§ Brief:
Give an exact transcription of every line, dropping the images.

┏━━

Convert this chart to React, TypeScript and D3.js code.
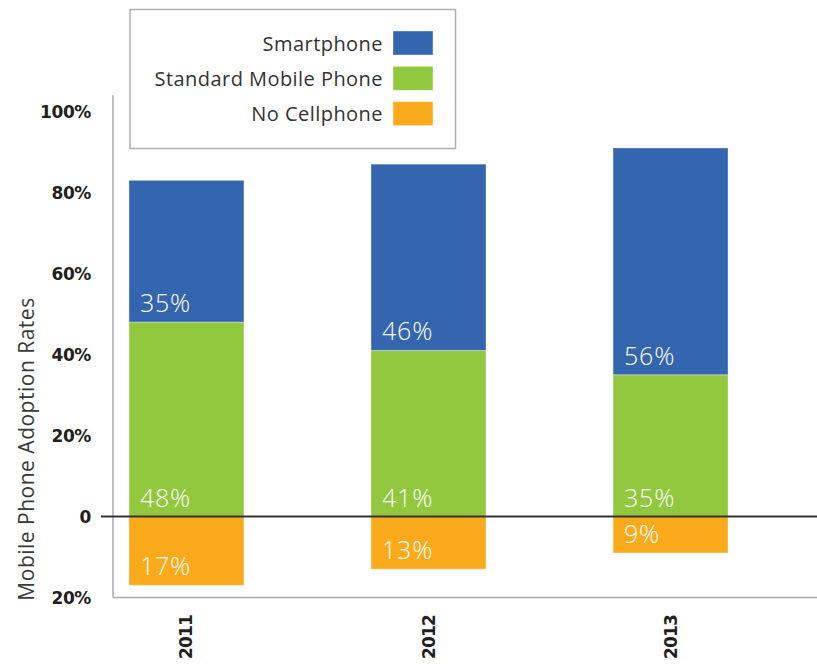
import React from "react";
import * as d3 from "d3";

// Mobile phone adoption by year (percent of respondents)
const years = ["2011", "2012", "2013"];
const smartphone = [35, 46, 56];
const standardPhone = [48, 41, 35];
const noCellphone = [17, 13, 9];

const seriesNames = ["Smartphone", "Standard Mobile Phone", "No Cellphone"];
const seriesColors = ["#3465AF", "#92C83E", "#FBAA1C"];

const yTickValues = [-20, 0, 20, 40, 60, 80, 100];
const yTickLabels = ["20%", "0", "20%", "40%", "60%", "80%", "100%"];

const W = 817;
const H = 664;
const FONT = "'Open Sans', Lato, sans-serif";
const BOLD_FONT = "'DejaVu Sans', 'Open Sans', sans-serif";

export default function App() {
  const rows = years.map((year, i) => ({
    year,
    standard: standardPhone[i],
    smart: smartphone[i],
    none: -noCellphone[i],
  }));

  // Diverging stack: standard then smartphone above zero, no-cellphone below
  const keys = ["standard", "smart", "none"];
  const stacked = d3
    .stack<any>()
    .keys(keys)
    .offset(d3.stackOffsetDiverging)(rows);

  const keyColor: Record<string, string> = {
    smart: seriesColors[0],
    standard: seriesColors[1],
    none: seriesColors[2],
  };

  const x = d3
    .scaleBand<string>()
    .domain(years)
    .range([113, 744])
    .paddingInner(0.525)
    .paddingOuter(0.066);

  const y = d3.scaleLinear().domain([-20, 104]).range([597.5, 95.3]);

  const axisX = 113;
  const axisBottom = y(-20);

  return (
    <svg
      width={W}
      height={H}
      style={{ position: "absolute", left: 0, top: 0, background: "#fff" }}
      fontFamily={FONT}
    >
      {/* axes frame */}
      <line x1={axisX} x2={axisX} y1={y(104)} y2={axisBottom} stroke="#a8a8a8" strokeWidth={1.5} />
      <line x1={axisX} x2={W} y1={axisBottom} y2={axisBottom} stroke="#a8a8a8" strokeWidth={1.5} />

      {/* y tick labels */}
      {yTickValues.map((v, i) => (
        <text
          key={"yt" + i}
          x={91}
          y={y(v)}
          textAnchor="end"
          dominantBaseline="central"
          fontFamily={BOLD_FONT}
          fontSize={17}
          fontWeight={700}
          letterSpacing={-0.4}
          fill="#231f20"
        >
          {yTickLabels[i]}
        </text>
      ))}

      {/* y axis title */}
      <text
        transform={`translate(26, ${449}) rotate(-90)`}
        textAnchor="middle"
        dominantBaseline="central"
        fontSize={21}
        letterSpacing={0.5}
        fill="#3a3a3a"
      >
        Mobile Phone Adoption Rates
      </text>

      {/* bars */}
      {stacked.map((layer) =>
        layer.map((seg, i) => {
          const x0 = x(years[i]) as number;
          const top = y(Math.max(seg[0], seg[1]));
          const bot = y(Math.min(seg[0], seg[1]));
          return (
            <rect
              key={layer.key + i}
              x={x0}
              y={top}
              width={x.bandwidth()}
              height={bot - top}
              fill={keyColor[layer.key]}
              stroke="rgba(255,255,255,0.35)"
              strokeWidth={1}
            />
          );
        })
      )}

      {/* value labels at the lower end of each segment */}
      {stacked.map((layer) =>
        layer.map((seg, i) => {
          const x0 = x(years[i]) as number;
          const low = Math.min(seg[0], seg[1]);
          const value = Math.abs(seg[1] - seg[0]);
          return (
            <text
              key={"lbl" + layer.key + i}
              x={x0 + 11}
              y={y(low) - 20}
              dominantBaseline="central"
              fontSize={25}
              fontWeight={300}
              letterSpacing={0.8}
              fill="#ffffff"
            >
              {`${value}%`}
            </text>
          );
        })
      )}

      {/* zero line */}
      <line x1={101} x2={W} y1={y(0)} y2={y(0)} stroke="#333" strokeWidth={2} />

      {/* x labels */}
      {years.map((yr) => (
        <text
          key={"xl" + yr}
          transform={`translate(${(x(yr) as number) + x.bandwidth() / 2}, 637) rotate(-90)`}
          textAnchor="middle"
          dominantBaseline="central"
          fontFamily={BOLD_FONT}
          fontSize={17}
          fontWeight={700}
          letterSpacing={-0.8}
          fill="#231f20"
        >
          {yr}
        </text>
      ))}

      {/* legend */}
      <rect x={130} y={9.5} width={325.5} height={139} fill="#fff" stroke="#b0b0b0" strokeWidth={1.5} />
      {seriesNames.map((name, i) => (
        <g key={"lg" + name} transform={`translate(0, ${31 + i * 35.3})`}>
          <text
            x={383}
            y={12}
            textAnchor="end"
            dominantBaseline="central"
            fontSize={20}
            letterSpacing={0.45}
            fill="#333"
          >
            {name}
          </text>
          <rect x={393} y={0} width={40} height={24} fill={seriesColors[i]} stroke="rgba(255,255,255,0.4)" strokeWidth={1} />
        </g>
      ))}
    </svg>
  );
}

┗━━

§ Task output:
Convert this chart to React, TypeScript and D3.js code.
import React from "react";
import * as d3 from "d3";

// Mobile phone adoption by year (percent of respondents)
const years = ["2011", "2012", "2013"];
const smartphone = [35, 46, 56];
const standardPhone = [48, 41, 35];
const noCellphone = [17, 13, 9];

const seriesNames = ["Smartphone", "Standard Mobile Phone", "No Cellphone"];
const seriesColors = ["#3465AF", "#92C83E", "#FBAA1C"];

const yTickValues = [-20, 0, 20, 40, 60, 80, 100];
const yTickLabels = ["20%", "0", "20%", "40%", "60%", "80%", "100%"];

const W = 817;
const H = 664;
const FONT = "'Open Sans', Lato, sans-serif";
const BOLD_FONT = "'DejaVu Sans', 'Open Sans', sans-serif";

export default function App() {
  const rows = years.map((year, i) => ({
    year,
    standard: standardPhone[i],
    smart: smartphone[i],
    none: -noCellphone[i],
  }));

  // Diverging stack: standard then smartphone above zero, no-cellphone below
  const keys = ["standard", "smart", "none"];
  const stacked = d3
    .stack<any>()
    .keys(keys)
    .offset(d3.stackOffsetDiverging)(rows);

  const keyColor: Record<string, string> = {
    smart: seriesColors[0],
    standard: seriesColors[1],
    none: seriesColors[2],
  };

  const x = d3
    .scaleBand<string>()
    .domain(years)
    .range([113, 744])
    .paddingInner(0.525)
    .paddingOuter(0.066);

  const y = d3.scaleLinear().domain([-20, 104]).range([597.5, 95.3]);

  const axisX = 113;
  const axisBottom = y(-20);

  return (
    <svg
      width={W}
      height={H}
      style={{ position: "absolute", left: 0, top: 0, background: "#fff" }}
      fontFamily={FONT}
    >
      {/* axes frame */}
      <line x1={axisX} x2={axisX} y1={y(104)} y2={axisBottom} stroke="#a8a8a8" strokeWidth={1.5} />
      <line x1={axisX} x2={W} y1={axisBottom} y2={axisBottom} stroke="#a8a8a8" strokeWidth={1.5} />

      {/* y tick labels */}
      {yTickValues.map((v, i) => (
        <text
          key={"yt" + i}
          x={91}
          y={y(v)}
          textAnchor="end"
          dominantBaseline="central"
          fontFamily={BOLD_FONT}
          fontSize={17}
          fontWeight={700}
          letterSpacing={-0.4}
          fill="#231f20"
        >
          {yTickLabels[i]}
        </text>
      ))}

      {/* y axis title */}
      <text
        transform={`translate(26, ${449}) rotate(-90)`}
        textAnchor="middle"
        dominantBaseline="central"
        fontSize={21}
        letterSpacing={0.5}
        fill="#3a3a3a"
      >
        Mobile Phone Adoption Rates
      </text>

      {/* bars */}
      {stacked.map((layer) =>
        layer.map((seg, i) => {
          const x0 = x(years[i]) as number;
          const top = y(Math.max(seg[0], seg[1]));
          const bot = y(Math.min(seg[0], seg[1]));
          return (
            <rect
              key={layer.key + i}
              x={x0}
              y={top}
              width={x.bandwidth()}
              height={bot - top}
              fill={keyColor[layer.key]}
              stroke="rgba(255,255,255,0.35)"
              strokeWidth={1}
            />
          );
        })
      )}

      {/* value labels at the lower end of each segment */}
      {stacked.map((layer) =>
        layer.map((seg, i) => {
          const x0 = x(years[i]) as number;
          const low = Math.min(seg[0], seg[1]);
          const value = Math.abs(seg[1] - seg[0]);
          return (
            <text
              key={"lbl" + layer.key + i}
              x={x0 + 11}
              y={y(low) - 20}
              dominantBaseline="central"
              fontSize={25}
              fontWeight={300}
              letterSpacing={0.8}
              fill="#ffffff"
            >
              {`${value}%`}
            </text>
          );
        })
      )}

      {/* zero line */}
      <line x1={101} x2={W} y1={y(0)} y2={y(0)} stroke="#333" strokeWidth={2} />

      {/* x labels */}
      {years.map((yr) => (
        <text
          key={"xl" + yr}
          transform={`translate(${(x(yr) as number) + x.bandwidth() / 2}, 637) rotate(-90)`}
          textAnchor="middle"
          dominantBaseline="central"
          fontFamily={BOLD_FONT}
          fontSize={17}
          fontWeight={700}
          letterSpacing={-0.8}
          fill="#231f20"
        >
          {yr}
        </text>
      ))}

      {/* legend */}
      <rect x={130} y={9.5} width={325.5} height={139} fill="#fff" stroke="#b0b0b0" strokeWidth={1.5} />
      {seriesNames.map((name, i) => (
        <g key={"lg" + name} transform={`translate(0, ${31 + i * 35.3})`}>
          <text
            x={383}
            y={12}
            textAnchor="end"
            dominantBaseline="central"
            fontSize={20}
            letterSpacing={0.45}
            fill="#333"
          >
            {name}
          </text>
          <rect x={393} y={0} width={40} height={24} fill={seriesColors[i]} stroke="rgba(255,255,255,0.4)" strokeWidth={1} />
        </g>
      ))}
    </svg>
  );
}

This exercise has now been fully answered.